— start of MATERIAL PROVIDED —
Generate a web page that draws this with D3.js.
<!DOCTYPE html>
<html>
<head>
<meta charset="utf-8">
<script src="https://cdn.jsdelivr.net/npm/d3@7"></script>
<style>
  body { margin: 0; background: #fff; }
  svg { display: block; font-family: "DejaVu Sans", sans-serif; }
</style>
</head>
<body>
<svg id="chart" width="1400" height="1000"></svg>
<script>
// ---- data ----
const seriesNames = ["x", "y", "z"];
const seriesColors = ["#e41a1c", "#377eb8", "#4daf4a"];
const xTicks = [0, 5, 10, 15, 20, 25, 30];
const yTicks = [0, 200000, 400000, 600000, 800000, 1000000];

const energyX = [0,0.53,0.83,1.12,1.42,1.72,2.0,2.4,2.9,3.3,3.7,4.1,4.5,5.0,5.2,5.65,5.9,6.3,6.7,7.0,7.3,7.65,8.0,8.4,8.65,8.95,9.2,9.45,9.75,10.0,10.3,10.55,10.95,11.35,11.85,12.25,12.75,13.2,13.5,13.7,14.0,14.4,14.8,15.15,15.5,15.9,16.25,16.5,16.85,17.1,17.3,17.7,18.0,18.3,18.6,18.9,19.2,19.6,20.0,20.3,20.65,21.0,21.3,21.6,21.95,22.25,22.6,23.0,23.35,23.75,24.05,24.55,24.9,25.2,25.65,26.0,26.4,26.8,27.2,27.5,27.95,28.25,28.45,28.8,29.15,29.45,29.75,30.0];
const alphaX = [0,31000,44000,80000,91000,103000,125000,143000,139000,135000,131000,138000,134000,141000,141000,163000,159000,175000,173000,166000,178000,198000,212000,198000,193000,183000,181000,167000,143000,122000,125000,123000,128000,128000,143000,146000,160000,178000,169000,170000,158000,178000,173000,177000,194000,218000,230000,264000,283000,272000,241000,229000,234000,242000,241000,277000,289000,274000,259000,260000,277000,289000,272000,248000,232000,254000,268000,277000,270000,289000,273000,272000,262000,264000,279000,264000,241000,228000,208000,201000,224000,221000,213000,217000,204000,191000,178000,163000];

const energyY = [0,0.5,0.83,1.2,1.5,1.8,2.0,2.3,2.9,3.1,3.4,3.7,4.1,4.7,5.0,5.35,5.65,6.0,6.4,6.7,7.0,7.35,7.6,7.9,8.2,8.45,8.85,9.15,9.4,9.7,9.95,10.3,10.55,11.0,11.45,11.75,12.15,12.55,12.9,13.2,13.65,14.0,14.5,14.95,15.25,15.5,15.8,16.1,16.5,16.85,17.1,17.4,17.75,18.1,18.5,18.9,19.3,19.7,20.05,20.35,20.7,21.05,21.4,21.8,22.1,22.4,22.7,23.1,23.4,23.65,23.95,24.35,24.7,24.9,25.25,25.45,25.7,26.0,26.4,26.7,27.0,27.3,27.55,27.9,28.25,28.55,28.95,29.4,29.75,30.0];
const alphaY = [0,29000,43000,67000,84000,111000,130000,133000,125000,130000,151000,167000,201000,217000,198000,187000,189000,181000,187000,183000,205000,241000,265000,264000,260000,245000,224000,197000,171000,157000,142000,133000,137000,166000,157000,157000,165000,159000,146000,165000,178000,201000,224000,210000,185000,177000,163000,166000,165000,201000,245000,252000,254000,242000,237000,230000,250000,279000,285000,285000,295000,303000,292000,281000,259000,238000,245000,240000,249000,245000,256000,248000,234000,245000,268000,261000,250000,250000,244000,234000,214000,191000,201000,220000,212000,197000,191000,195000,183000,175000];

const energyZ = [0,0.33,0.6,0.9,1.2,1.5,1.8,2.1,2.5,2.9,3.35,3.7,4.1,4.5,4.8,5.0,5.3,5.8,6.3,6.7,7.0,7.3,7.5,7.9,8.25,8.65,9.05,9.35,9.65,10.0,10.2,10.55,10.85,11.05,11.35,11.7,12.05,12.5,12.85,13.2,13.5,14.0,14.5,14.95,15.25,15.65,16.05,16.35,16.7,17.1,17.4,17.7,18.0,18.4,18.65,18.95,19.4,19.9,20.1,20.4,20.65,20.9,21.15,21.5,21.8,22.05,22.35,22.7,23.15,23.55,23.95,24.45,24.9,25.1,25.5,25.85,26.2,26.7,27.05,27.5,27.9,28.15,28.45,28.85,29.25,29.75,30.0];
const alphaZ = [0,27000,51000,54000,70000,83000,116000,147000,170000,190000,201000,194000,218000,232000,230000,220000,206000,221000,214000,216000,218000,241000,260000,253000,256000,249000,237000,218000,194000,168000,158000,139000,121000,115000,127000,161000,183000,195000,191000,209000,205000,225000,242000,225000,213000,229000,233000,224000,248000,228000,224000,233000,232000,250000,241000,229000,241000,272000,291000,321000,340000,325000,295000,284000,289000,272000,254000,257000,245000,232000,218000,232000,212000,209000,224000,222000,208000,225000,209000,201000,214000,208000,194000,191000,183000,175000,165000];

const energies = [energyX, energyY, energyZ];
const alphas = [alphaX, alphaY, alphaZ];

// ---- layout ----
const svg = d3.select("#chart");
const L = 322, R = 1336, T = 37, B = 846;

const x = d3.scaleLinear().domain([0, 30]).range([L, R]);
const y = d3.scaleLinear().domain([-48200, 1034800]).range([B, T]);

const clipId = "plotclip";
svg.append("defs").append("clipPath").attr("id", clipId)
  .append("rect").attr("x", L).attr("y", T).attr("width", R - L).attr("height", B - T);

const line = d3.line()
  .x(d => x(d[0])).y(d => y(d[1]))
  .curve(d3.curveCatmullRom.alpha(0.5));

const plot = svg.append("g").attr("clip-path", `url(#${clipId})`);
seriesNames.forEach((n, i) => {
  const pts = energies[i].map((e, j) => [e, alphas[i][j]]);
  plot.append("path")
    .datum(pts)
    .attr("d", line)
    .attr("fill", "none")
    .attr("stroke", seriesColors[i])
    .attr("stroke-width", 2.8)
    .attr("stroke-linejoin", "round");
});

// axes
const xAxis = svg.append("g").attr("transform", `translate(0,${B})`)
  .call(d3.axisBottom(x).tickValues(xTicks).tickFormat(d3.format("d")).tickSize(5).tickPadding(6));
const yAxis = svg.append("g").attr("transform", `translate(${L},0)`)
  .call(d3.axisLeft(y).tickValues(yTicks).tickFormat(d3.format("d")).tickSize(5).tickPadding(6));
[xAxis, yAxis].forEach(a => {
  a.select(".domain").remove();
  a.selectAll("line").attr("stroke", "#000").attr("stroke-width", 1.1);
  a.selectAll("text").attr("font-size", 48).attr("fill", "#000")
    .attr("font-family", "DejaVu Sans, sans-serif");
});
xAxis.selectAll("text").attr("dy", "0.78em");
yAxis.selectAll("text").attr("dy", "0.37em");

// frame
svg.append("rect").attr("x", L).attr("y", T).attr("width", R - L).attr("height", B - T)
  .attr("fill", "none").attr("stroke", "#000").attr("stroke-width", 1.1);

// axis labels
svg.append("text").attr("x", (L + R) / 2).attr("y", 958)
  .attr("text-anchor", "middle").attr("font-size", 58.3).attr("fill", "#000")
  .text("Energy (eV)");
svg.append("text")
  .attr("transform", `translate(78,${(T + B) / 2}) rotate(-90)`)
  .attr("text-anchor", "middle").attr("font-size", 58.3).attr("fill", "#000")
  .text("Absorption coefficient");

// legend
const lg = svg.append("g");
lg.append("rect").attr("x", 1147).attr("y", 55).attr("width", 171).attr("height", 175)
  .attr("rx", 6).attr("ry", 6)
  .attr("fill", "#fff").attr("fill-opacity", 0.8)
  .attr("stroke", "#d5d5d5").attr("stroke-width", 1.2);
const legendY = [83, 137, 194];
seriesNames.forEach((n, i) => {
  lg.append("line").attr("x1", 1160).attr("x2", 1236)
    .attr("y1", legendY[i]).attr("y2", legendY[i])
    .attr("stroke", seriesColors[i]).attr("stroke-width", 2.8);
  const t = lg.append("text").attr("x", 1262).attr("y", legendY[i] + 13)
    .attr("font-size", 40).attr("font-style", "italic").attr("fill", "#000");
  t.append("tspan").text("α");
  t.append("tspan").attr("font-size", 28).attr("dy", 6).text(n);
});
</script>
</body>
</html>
— end of MATERIAL PROVIDED —
### TASK GOAL
Reproduce, please, the lines of the material from its first line down to the line containing "const yTicks = [0, 200000, 400000, 600000, 800000, 1000000];", keeping both ends and nothing beyond them.

### FULL ANSWER
Generate a web page that draws this with D3.js.
<!DOCTYPE html>
<html>
<head>
<meta charset="utf-8">
<script src="https://cdn.jsdelivr.net/npm/d3@7"></script>
<style>
  body { margin: 0; background: #fff; }
  svg { display: block; font-family: "DejaVu Sans", sans-serif; }
</style>
</head>
<body>
<svg id="chart" width="1400" height="1000"></svg>
<script>
// ---- data ----
const seriesNames = ["x", "y", "z"];
const seriesColors = ["#e41a1c", "#377eb8", "#4daf4a"];
const xTicks = [0, 5, 10, 15, 20, 25, 30];
const yTicks = [0, 200000, 400000, 600000, 800000, 1000000];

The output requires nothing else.